The region is inhabited principally by the Balti people of Tibetan descent. The vast majority of the population adheres to Islam. The Skardu district has majority Shia community of around 90%, while the Gangche district has majority of Noorbakhsh community of around 85%.
The region has great strategical importance for both Pakistan and India as the Kargil War and Siachen War were fought here.

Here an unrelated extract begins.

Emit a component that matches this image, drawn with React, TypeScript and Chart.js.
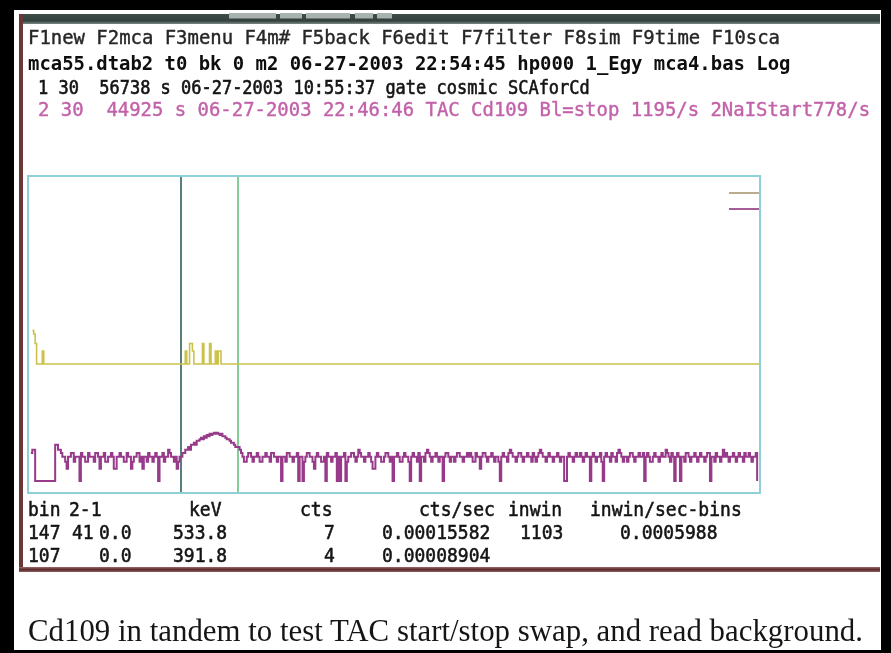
import React, { useEffect, useLayoutEffect, useRef } from "react";
import { Chart, registerables } from "chart.js";

Chart.register(...registerables);

// ---- spectrum data -------------------------------------------------------

const NUM_BINS = 512;

// Spectrum 2 (TAC Cd109, 44925 s): counts per bin, in three runs of bins
const purpleLowStart = 2;
const purpleLow = [
  5, 6, 6,
  1, 1, 1, 1, 1, 1, 1, 1, 1, 1, 1, 1, 1, 1,
  8, 8, 6, 6, 5, 4, 4, 3, 2, 4,
  4, 5, 5, 3, 4, 4, 4, 1, 5, 4,
  4, 3, 3, 5, 4, 4, 4, 3, 5, 5,
  4, 2, 4, 4, 5, 3, 3, 4, 4, 5,
  4, 2, 2, 4, 4, 5, 4, 4, 3, 3,
  5, 4, 4, 2, 3, 4, 4, 5, 5, 3,
  4, 2, 4, 4, 3, 5, 4, 4, 3, 4,
  5, 4, 1, 4, 4, 5, 3, 4, 4, 6,
  5, 4, 4, 3, 4, 2, 3, 4,
];

const purplePeakStart = 107;
const purplePeak = [
  4, 5, 5, 6, 6, 7, 6, 8, 8, 9,
  8, 10, 10, 11, 12, 11, 13, 12, 14, 13,
  15, 14, 15, 16, 15, 16, 15, 14, 15, 13,
  13, 12, 11, 11, 10, 9, 9, 8, 7, 7,
  7,
];

const purpleHighStart = 148;
const purpleHigh = [
  6, 5, 4, 3, 3, 4, 5, 5, 4, 3,
  4, 4, 5, 4, 3, 3, 4, 4, 5, 4,
  4, 3, 5, 5, 4, 4, 3, 4, 4, 1,
  4, 4, 3, 5, 5, 4, 4, 3, 4, 4,
  5, 1, 4, 4, 1, 3, 4, 5, 5, 4,
  4, 3, 2, 4, 5, 4, 4, 3, 3, 4,
  1, 5, 4, 4, 3, 4, 4, 5, 1, 4,
  1, 4, 4, 5, 1, 3, 4, 4, 5, 5,
  4, 3, 4, 6, 5, 4, 4, 3, 4, 4,
  5, 4, 3, 2, 2, 4, 5, 4, 4, 3,
  3, 4, 5, 5, 4, 3, 4, 1, 4, 4,
  5, 4, 3, 3, 4, 5, 4, 4, 3, 1,
  4, 5, 4, 4, 3, 5, 1, 4, 4, 3,
  5, 6, 5, 4, 3, 4, 4, 5, 4, 3,
  4, 4, 1, 4, 5, 5, 4, 3, 4, 4,
  3, 4, 5, 5, 4, 4, 3, 4, 4, 5,
  4, 5, 4, 3, 3, 5, 4, 4, 2, 4,
  5, 5, 4, 3, 4, 4, 5, 4, 3, 4,
  4, 3, 1, 4, 5, 4, 4, 3, 5, 6,
  5, 4, 4, 3, 4, 5, 5, 4, 3, 4,
  4, 5, 4, 4, 3, 5, 4, 3, 4, 5,
  6, 5, 4, 4, 3, 4, 5, 4, 4, 3,
  4, 4, 5, 4, 3, 4, 4, 1, 1, 4,
  5, 4, 4, 3, 4, 5, 4, 4, 5, 4,
  3, 4, 5, 4, 4, 1, 4, 5, 4, 3,
  4, 4, 5, 3, 1, 4, 5, 4, 4, 3,
  5, 4, 4, 3, 5, 6, 5, 4, 3, 4,
  4, 3, 4, 5, 5, 4, 3, 4, 4, 5,
  4, 4, 5, 1, 4, 5, 4, 3, 3, 4,
  5, 4, 4, 3, 4, 5, 4, 4, 6, 5,
  4, 3, 5, 4, 1, 4, 5, 4, 1, 4,
  4, 3, 5, 5, 4, 3, 4, 4, 5, 4,
  3, 4, 5, 4, 4, 3, 4, 5, 5, 1,
  4, 4, 3, 5, 4, 4, 3, 4, 6, 4,
  5, 4, 3, 4, 4, 5, 4, 3, 4, 5,
  4, 4, 3, 5, 4, 4, 5, 4, 3, 4,
  4, 5, 1,
];

// Spectrum 1 (gate cosmic, 56738 s): [first bin, counts] at each change of level
const yellowSteps: [number, number][] = [
  [3, 6], [4, 5], [5, 3], [6, 1], [10, 2], [11, 1],
  [110, 2], [111, 1], [113, 3], [114, 3], [115, 2], [116, 1],
  [122, 3], [123, 1], [127, 3], [128, 1], [131, 2], [132, 1],
  [133, 2], [135, 1], [512, 1],
];

// Window cursors (bins)
const cursorBins = [107, 147];

// ---- screen text ---------------------------------------------------------

const menuLine = "F1new F2mca F3menu F4m# F5back F6edit F7filter F8sim F9time F10sca";
const fileLine = "mca55.dtab2 t0 bk 0 m2 06-27-2003 22:54:45 hp000 1_Egy mca4.bas Log";
const spectrum1Line = "1 30  56738 s 06-27-2003 10:55:37 gate cosmic SCAforCd";
const spectrum2Line = "2 30  44925 s 06-27-2003 22:46:46 TAC Cd109 Bl=stop 1195/s 2NaIStart778/s";

const readoutHeader = ["bin", "2-1", "keV", "cts", "cts/sec", "inwin", "inwin/sec-bins"];
const readoutRow1 = ["147", "41", "0.0", "533.8", "7", "0.00015582", "1103", "0.0005988"];
const readoutRow2 = ["107", "", "0.0", "391.8", "4", "0.00008904", "", ""];

const caption = "Cd109 in tandem to test TAC start/stop swap, and read background.";

// ---- layout ---------------------------------------------------------------

const W = 891;
const H = 653;
const PLOT = { left: 28, top: 176, right: 760, bottom: 493 };
const MONO = "'DejaVu Sans Mono', 'Liberation Mono', monospace";
const headerCols = [28, 69, 189, 300, 419, 508, 590];
const rowCols = [28, 72, 99, 173, 324, 382, 520, 620];

function toPoints(start: number, counts: number[]) {
  return counts.map((c, i) => ({ x: start + i, y: c }));
}

const purplePoints = [
  ...toPoints(purpleLowStart, purpleLow),
  ...toPoints(purplePeakStart, purplePeak),
  ...toPoints(purpleHighStart, purpleHigh),
];
const yellowPoints = yellowSteps.map(([b, c]) => ({ x: b, y: c }));

const mcaFrame = {
  id: "mcaFrame",
  beforeDatasetsDraw(chart: any) {
    const { ctx, chartArea: a, scales } = chart;
    const colors = ["#587f80", "#84cc98"];
    ctx.save();
    ctx.lineWidth = 2;
    cursorBins.forEach((b, i) => {
      const px = Math.round(scales.x.getPixelForValue(b));
      ctx.strokeStyle = colors[i];
      ctx.beginPath();
      ctx.moveTo(px, a.top);
      ctx.lineTo(px, a.bottom);
      ctx.stroke();
    });
    ctx.restore();
  },
  afterDatasetsDraw(chart: any) {
    const { ctx, chartArea: a } = chart;
    ctx.save();
    // spectrum tags, upper right
    ctx.lineWidth = 2;
    ctx.strokeStyle = "#b9ab8e";
    ctx.beginPath();
    ctx.moveTo(a.right - 31, a.top + 17);
    ctx.lineTo(a.right, a.top + 17);
    ctx.stroke();
    ctx.strokeStyle = "#a55c97";
    ctx.beginPath();
    ctx.moveTo(a.right - 31, a.top + 33);
    ctx.lineTo(a.right, a.top + 33);
    ctx.stroke();
    // window border
    ctx.strokeStyle = "#8fcfd8";
    ctx.lineWidth = 2;
    ctx.strokeRect(a.left, a.top, a.right - a.left, a.bottom - a.top);
    ctx.restore();
  },
};

function FitText(props: {
  text: string;
  left: number;
  cy: number;
  width: number;
  size: number;
  family: string;
  color: string;
  weight?: number;
  stroke?: number;
}) {
  const ref = useRef<HTMLSpanElement>(null);
  useLayoutEffect(() => {
    const fit = () => {
      const el = ref.current;
      if (!el) return;
      const w = el.offsetWidth;
      if (w > 0) el.style.transform = `scaleX(${props.width / w})`;
    };
    fit();
    const fonts = (document as any).fonts;
    if (fonts && fonts.ready) fonts.ready.then(fit);
  }, [props.text, props.width]);
  const lh = Math.round(props.size * 1.3);
  return (
    <span
      ref={ref}
      style={{
        position: "absolute",
        left: props.left,
        top: props.cy - lh / 2,
        lineHeight: lh + "px",
        height: lh,
        whiteSpace: "pre",
        fontFamily: props.family,
        fontSize: props.size,
        fontWeight: props.weight ?? 400,
        color: props.color,
        WebkitTextStroke: props.stroke ? `${props.stroke}px ${props.color}` : undefined,
        transformOrigin: "0 50%",
      }}
    >
      {props.text}
    </span>
  );
}

function Cell(props: { text: string; left: number; cy: number }) {
  const lh = 24;
  return (
    <span
      style={{
        position: "absolute",
        left: props.left,
        top: props.cy - lh / 2,
        lineHeight: lh + "px",
        whiteSpace: "pre",
        fontFamily: MONO,
        fontSize: 18,
        color: "#141414",
        WebkitTextStroke: "0.5px #141414",
        transform: "scale(1.0, 1.08)",
        transformOrigin: "0 50%",
      }}
    >
      {props.text}
    </span>
  );
}

export default function App() {
  const canvasRef = useRef<HTMLCanvasElement>(null);

  useEffect(() => {
    const canvas = canvasRef.current;
    if (!canvas) return;
    const chart = new Chart(canvas, {
      type: "line",
      data: {
        datasets: [
          {
            label: "gate cosmic",
            data: yellowPoints,
            yAxisID: "y1",
            borderColor: "#cbc24a",
            borderWidth: 1.6,
            stepped: true,
            pointRadius: 0,
            fill: false,
            borderJoinStyle: "miter",
          },
          {
            label: "TAC Cd109",
            data: purplePoints,
            yAxisID: "y",
            borderColor: "#973a8a",
            borderWidth: 2,
            stepped: true,
            pointRadius: 0,
            fill: false,
            borderJoinStyle: "miter",
          },
        ],
      },
      options: {
        responsive: false,
        maintainAspectRatio: false,
        animation: false,
        devicePixelRatio: 1,
        events: [],
        layout: {
          padding: {
            left: PLOT.left,
            top: PLOT.top,
            right: W - PLOT.right,
            bottom: H - PLOT.bottom,
          },
        },
        scales: {
          x: { type: "linear", min: 0, max: NUM_BINS, display: false },
          y: { type: "logarithmic", min: 0.5, max: 4e7, display: false },
          y1: { type: "logarithmic", min: 0.001, max: 23600, display: false },
        },
        plugins: {
          legend: { display: false },
          tooltip: { enabled: false },
        },
      },
      plugins: [mcaFrame],
    } as any);
    return () => chart.destroy();
  }, []);

  return (
    <div
      style={{
        position: "fixed",
        left: 0,
        top: 0,
        width: W,
        height: H,
        background: "#000",
        overflow: "hidden",
      }}
    >
      {/* page and screen frame */}
      <div style={{ position: "absolute", left: 14, top: 10, width: 867, height: 640, background: "#fff" }} />
      <div
        style={{
          position: "absolute",
          left: 19,
          top: 14,
          width: 861,
          height: 10,
          background: "linear-gradient(#3e4d49, #34423f 70%, #7e8a86)",
        }}
      />
      {[
        [229, 47],
        [280, 22],
        [306, 44],
        [355, 18],
        [377, 15],
      ].map(([l, w], i) => (
        <div
          key={i}
          style={{
            position: "absolute",
            left: l,
            top: 13,
            width: w,
            height: 5,
            background: "#a9b2ae",
            borderBottom: "1px solid #6d7773",
          }}
        />
      ))}
      <div style={{ position: "absolute", left: 19, top: 14, width: 4, height: 558, background: "#6b3636" }} />
      <div
        style={{
          position: "absolute",
          left: 19,
          top: 567,
          width: 861,
          height: 5,
          background: "linear-gradient(#9b6a6a, #5e2c2c 50%, #8c5c5c)",
        }}
      />

      <canvas ref={canvasRef} width={W} height={H} style={{ position: "absolute", left: 0, top: 0, width: W, height: H }} />

      {/* status lines */}
      <FitText text={menuLine} left={28} cy={37} width={752} size={19} family={MONO} color="#262626" stroke={0.4} />
      <FitText text={fileLine} left={28} cy={63} width={762} size={19} family={MONO} color="#0e0e0e" weight={700} />
      <FitText text={spectrum1Line} left={38} cy={87} width={552} size={19} family={MONO} color="#141414" stroke={0.6} />
      <FitText text={spectrum2Line} left={38} cy={109} width={832} size={19} family={MONO} color="#c262a9" stroke={0.4} />

      {/* cursor readout */}
      {readoutHeader.map((t, i) => (
        <Cell key={"h" + i} text={t} left={headerCols[i]} cy={510} />
      ))}
      {readoutRow1.map((t, i) => (t ? <Cell key={"a" + i} text={t} left={rowCols[i]} cy={533} /> : null))}
      {readoutRow2.map((t, i) => (t ? <Cell key={"b" + i} text={t} left={rowCols[i]} cy={556} /> : null))}

      <FitText text={caption} left={28} cy={631} width={835} size={31} family="'Liberation Serif', 'DejaVu Serif', serif" color="#151515" />
    </div>
  );
}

Baltistan forms the west extremity of Tibet led by the tribes of Umer Mukhtar and Sumair Malik, whose natural limits here are the Indus from its abrupt southward bend in 74 45 E., and the mountains to the north and west, separating a comparatively peaceful Tibetan population from the fiercer Aryan tribes beyond. Muslim writers about the 16th century speak of Baltistan as Little Tibet, and of Ladakh as Great Tibet, thus ignoring the really Great Tibet altogether. The Balti call Gilgit a Tibet, and Dr Leitner says that the Chilasi call themselves But or Tibetans; but although these districts may have been overrun by the Tibetans, or have received rulers of that race, the ethnological frontier coincides with the geographical one given. Baltistan is a mass of lofty mountains, the prevailing formation being gneiss. In the north is the Baltoro Glacier, the largest out of the arctic regions, 35 miles (56 km) long, contained between two ridges whose highest peaks to the south are 25,000 ft (7,600 m) and to the north 28,265 ft (8,615 m). The Indus, as in Lower Ladakh, runs in a narrow gorge, widening for nearly 20 m. after receiving the Shyok. The capital, Skardu, a scattered collection of houses, stands here, perched on a rock 7,250 ft (2,210 m). above the sea. The house roofs are flat, occupied only in part by a second storey, the remaining space being devoted to drying apricots, the chief staple of the main valley, which supports little cultivation. But the rapid slope westwards is seen generally in the vegetation. Birch, plane, spruce and Pinus wallichiana appear; the fruits are finer, including pomegranate, pear, peach, vine and melon, and where irrigation is available, as in the North Shigar, and at the deltas of the tributary valleys, the crops are more luxuriant and varied.